» **To do**
All of the material below is to be restated word for word, apart from the pictures.

» **Provided records**
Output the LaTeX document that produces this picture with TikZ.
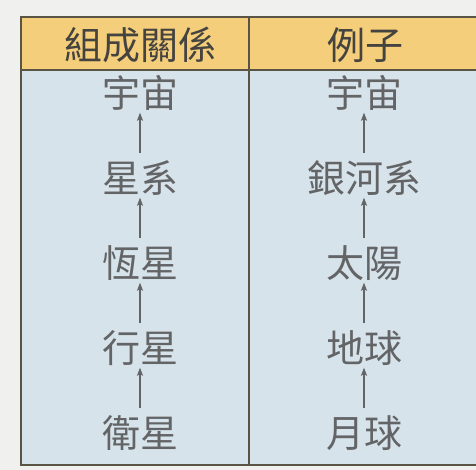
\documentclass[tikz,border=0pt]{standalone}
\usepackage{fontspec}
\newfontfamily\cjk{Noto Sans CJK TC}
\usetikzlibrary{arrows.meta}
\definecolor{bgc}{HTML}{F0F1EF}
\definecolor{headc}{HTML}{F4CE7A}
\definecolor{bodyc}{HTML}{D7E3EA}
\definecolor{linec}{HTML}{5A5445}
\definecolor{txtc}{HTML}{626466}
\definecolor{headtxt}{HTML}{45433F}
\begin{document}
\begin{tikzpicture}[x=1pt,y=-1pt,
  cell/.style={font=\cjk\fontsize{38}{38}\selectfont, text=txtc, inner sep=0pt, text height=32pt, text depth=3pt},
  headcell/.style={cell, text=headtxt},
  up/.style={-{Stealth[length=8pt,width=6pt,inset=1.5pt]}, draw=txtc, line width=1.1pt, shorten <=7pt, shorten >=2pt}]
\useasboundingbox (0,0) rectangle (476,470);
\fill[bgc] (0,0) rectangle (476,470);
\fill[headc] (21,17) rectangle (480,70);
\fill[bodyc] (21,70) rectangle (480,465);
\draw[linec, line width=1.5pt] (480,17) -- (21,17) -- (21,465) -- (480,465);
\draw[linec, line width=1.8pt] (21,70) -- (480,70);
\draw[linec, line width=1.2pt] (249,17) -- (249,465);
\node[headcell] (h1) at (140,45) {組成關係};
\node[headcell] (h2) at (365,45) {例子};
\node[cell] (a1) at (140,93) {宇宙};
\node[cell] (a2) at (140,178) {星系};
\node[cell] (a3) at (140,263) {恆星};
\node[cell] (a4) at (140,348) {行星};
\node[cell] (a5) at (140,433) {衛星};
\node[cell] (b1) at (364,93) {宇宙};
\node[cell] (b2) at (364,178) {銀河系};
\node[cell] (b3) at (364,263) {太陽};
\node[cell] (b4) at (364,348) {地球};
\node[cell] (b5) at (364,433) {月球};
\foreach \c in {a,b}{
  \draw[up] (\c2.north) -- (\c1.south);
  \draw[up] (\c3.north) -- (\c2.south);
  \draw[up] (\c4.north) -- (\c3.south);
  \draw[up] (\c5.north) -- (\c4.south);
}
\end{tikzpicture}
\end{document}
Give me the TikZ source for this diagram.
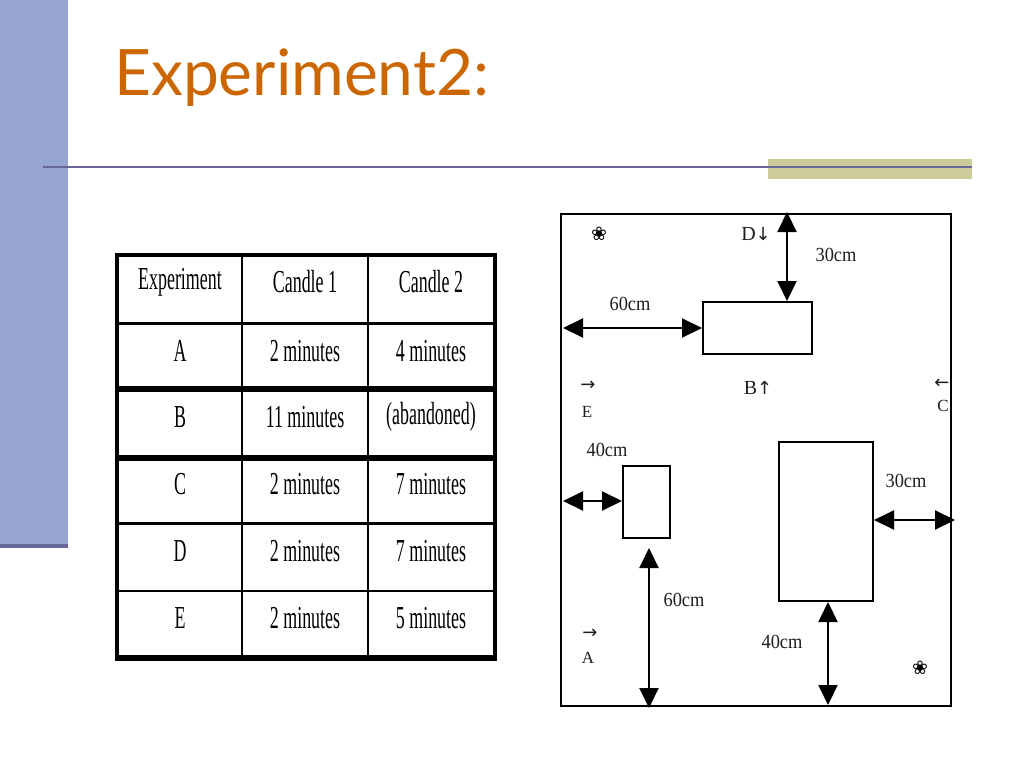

» **Task answer**
Output the LaTeX document that produces this picture with TikZ.
\documentclass[tikz,border=0pt]{standalone}
\usepackage{fontspec}
\newfontfamily\cjk{Noto Sans CJK TC}
\usetikzlibrary{arrows.meta}
\definecolor{bgc}{HTML}{F0F1EF}
\definecolor{headc}{HTML}{F4CE7A}
\definecolor{bodyc}{HTML}{D7E3EA}
\definecolor{linec}{HTML}{5A5445}
\definecolor{txtc}{HTML}{626466}
\definecolor{headtxt}{HTML}{45433F}
\begin{document}
\begin{tikzpicture}[x=1pt,y=-1pt,
  cell/.style={font=\cjk\fontsize{38}{38}\selectfont, text=txtc, inner sep=0pt, text height=32pt, text depth=3pt},
  headcell/.style={cell, text=headtxt},
  up/.style={-{Stealth[length=8pt,width=6pt,inset=1.5pt]}, draw=txtc, line width=1.1pt, shorten <=7pt, shorten >=2pt}]
\useasboundingbox (0,0) rectangle (476,470);
\fill[bgc] (0,0) rectangle (476,470);
\fill[headc] (21,17) rectangle (480,70);
\fill[bodyc] (21,70) rectangle (480,465);
\draw[linec, line width=1.5pt] (480,17) -- (21,17) -- (21,465) -- (480,465);
\draw[linec, line width=1.8pt] (21,70) -- (480,70);
\draw[linec, line width=1.2pt] (249,17) -- (249,465);
\node[headcell] (h1) at (140,45) {組成關係};
\node[headcell] (h2) at (365,45) {例子};
\node[cell] (a1) at (140,93) {宇宙};
\node[cell] (a2) at (140,178) {星系};
\node[cell] (a3) at (140,263) {恆星};
\node[cell] (a4) at (140,348) {行星};
\node[cell] (a5) at (140,433) {衛星};
\node[cell] (b1) at (364,93) {宇宙};
\node[cell] (b2) at (364,178) {銀河系};
\node[cell] (b3) at (364,263) {太陽};
\node[cell] (b4) at (364,348) {地球};
\node[cell] (b5) at (364,433) {月球};
\foreach \c in {a,b}{
  \draw[up] (\c2.north) -- (\c1.south);
  \draw[up] (\c3.north) -- (\c2.south);
  \draw[up] (\c4.north) -- (\c3.south);
  \draw[up] (\c5.north) -- (\c4.south);
}
\end{tikzpicture}
\end{document}
Give me the TikZ source for this diagram.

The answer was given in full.